Couverture du roman de Douglas Stuart, "Shuggie Bain" (@ éditions Globe)

Extrait : "Ils baissèrent totalement les vitres et une brise s'engouffra dans le taxi, charriant avec elle l'odeur de l'herbe coupée et des campanules. Sous les tons vert vif perçait le brun foncé des champs en friche, des tas de bouses de vache et les recoins sombres au pied des arbres humides. Les manches à perles du pull angora rose d'Agnes dansaient dans le vent et elle scintillait comme un lapin trempé dans des diamants fantaisies. Shuggie tendit la main pour passer les doigts dans les perles de verre. La bouche de sa mère était bloquée en un large sourire, ses dents légèrement écartées, comme si on la prenait en photo. Elle aurait eu l'air heureuse si ses yeux inquiets ne revenaient pas régulièrement chercher le regard de Shug dans le rétroviseur. Shuggie jouait avec ses manches en regardant les molaires de sa mère se serrer et commencer à grincer. 

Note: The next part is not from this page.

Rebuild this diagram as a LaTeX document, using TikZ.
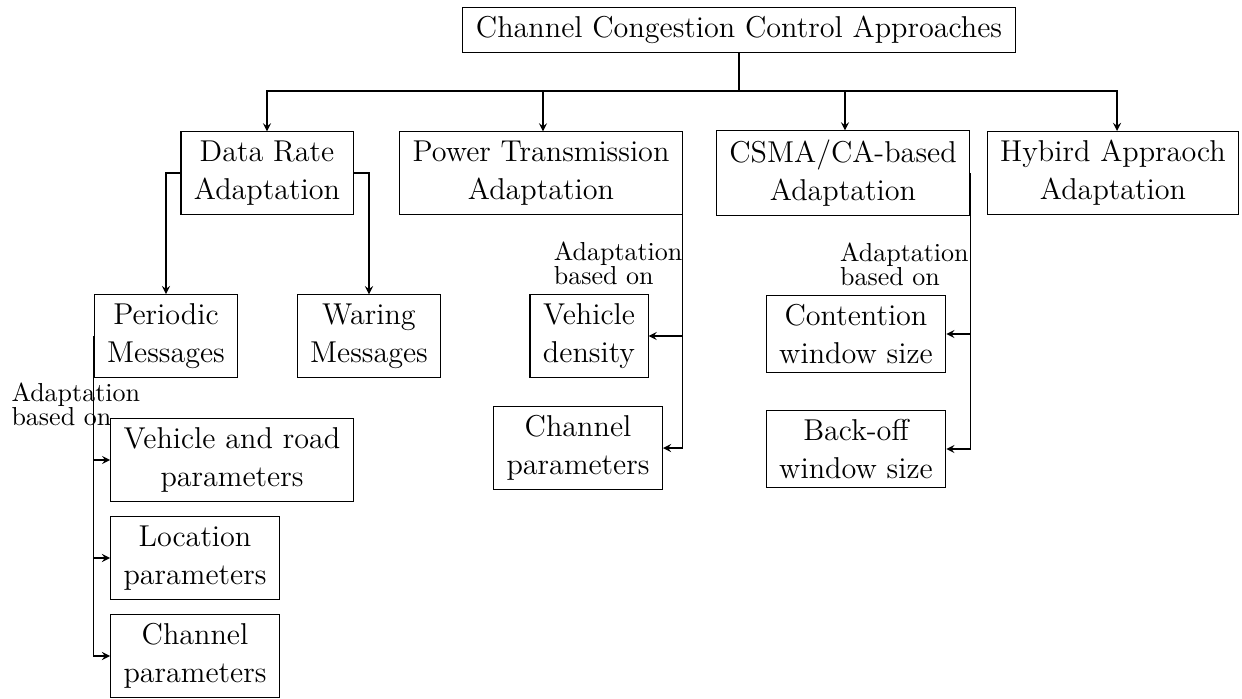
\documentclass[tikz,border=0pt]{standalone}
\usepackage{amsmath,amssymb}
\usepackage{tikz}
\usetikzlibrary{arrows,positioning,calc}

\tikzset{
  catbox/.style={draw, align=center, inner xsep=5pt, inner ysep=3.4pt,
    font=\fontsize{11.6}{14.6}\selectfont},
  basedlbl/.style={align=left, inner sep=0pt, font=\fontsize{10}{9.5}\selectfont},
}

\begin{document}
\begin{tikzpicture}[x=0.01352cm, y=-0.01352cm, >=stealth]
  \useasboundingbox (0,0) rectangle (1242,698);
  % root
  \node[catbox] (root) at (739,30) {Channel Congestion Control Approaches};
  \coordinate (bus) at (739,91);
  % second level
  \node[catbox] (dr) at (267,173) {Data Rate\\Adaptation};
  \node[catbox] (pt) at (541,173) {Power Transmission\\Adaptation};
  \node[catbox] (cs) at (843,173) {CSMA/CA-based\\Adaptation};
  \node[catbox] (hy) at (1113,173) {Hybird Appraoch\\Adaptation};
  \draw (root.south) -- (bus);
  \draw[->] (bus) -| (dr.north);
  \draw[->] (bus) -| ($(pt.north)+(2,0)$);
  \draw[->] (bus) -| ($(cs.north)+(2,0)$);
  \draw[->] (bus) -| ($(hy.north)+(4,0)$);
  % data rate
  \node[catbox] (pm) at (166,336) {Periodic\\Messages};
  \node[catbox] (wm) at (369,336) {Waring\\Messages};
  \draw[->] (dr.west) -| (pm.north);
  \draw[->] (dr.east) -| (wm.north);
  \node[basedlbl, anchor=north west] (pmlbl) at (11,382) {Adaptation\\based on};
  \node[catbox] (vr) at (232,460) {Vehicle and road\\parameters};
  \node[catbox] (lp) at (195,558) {Location\\parameters};
  \node[catbox] (ch) at (195,656) {Channel\\parameters};
  \draw[->] (pm.west) |- (vr.west);
  \draw[->] (pm.west) |- (lp.west);
  \draw[->] (pm.west) |- (ch.west);
  % power transmission
  \node[basedlbl, anchor=north east] (ptlbl) at ($(pt.east)+(0,68)$) {Adaptation\\based on};
  \node[catbox] (vd) at (589,336) {Vehicle\\density};
  \node[catbox] (cp) at (578,448) {Channel\\parameters};
  \draw[->] (pt.east) |- (vd.east);
  \draw[->] (pt.east) |- (cp.east);
  % csma/ca
  \node[basedlbl, anchor=north east] (cslbl) at ($(cs.east)+(-1,69)$) {Adaptation\\based on};
  \node[catbox] (cw) at (856,334) {Contention\\window size};
  \node[catbox] (bo) at (856,449) {Back-off\\window size};
  \draw[->] (cs.east) |- (cw.east);
  \draw[->] (cs.east) |- (bo.east);
\end{tikzpicture}
\end{document}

   La route retrécit encore et les dernier jardins manucurés disparurent pour de bon. Derrière un bosquet d'ifs morts, une lande marécageuse s'ouvrit de part et d'autre de la route. Des monticules marron, des broussailles et des ajoncs meublaient ce vide infini. De vilains ruisseaux rouille serpentaient dans les prés, et de la mauvaise herbe brune poussait de chaque côté des clôtures, essayant de reconquérir le chemin plein d'ornières et Pit Road. La route était quant à elle recouverte de poussière de charbon dans laquelle le taxi laissait des traces comme dans un négatif de neige fraîche.
   Le taxi frémit dans un virage ample. Au loin s'étendait une chaîne d'énormes remblais noirs, des collines qui donnaient l'impression d'avoir été carbonisées. Elles remplissaient l'horizon et au-delà il n'y avait plus rien, comme si elles étaient les confins de la Terre. Les collines calcinées luisaient quand elles étaient frappées par la lumière du soleil et le vent soulevait de minces volutes noires semblables à des moutons de poussière. Bientôt, l'air verdâtre et marronnasse se remplit d'une odeur piquante et sombre, métallique et âpre, leur donnant l'impression à tous d'avoir léché une pile usagée. Ils tournèrent encore et la clôture cassée s'acheva devant un vaste parking. Au fond de celui-ci s'élevait un haut mur de briques et un grand portail en acier fermé par une chaîne et un lourd cadenas. La guérite du gardien penchait curieusement et une épaisse couche de mauvaises herbes avait poussé sur le toit. La mine était fermée. Quelqu'un avait peint
Nique les Tories sur la barrière de contreplaqué. La mine semblait avoir fermé pour de bon."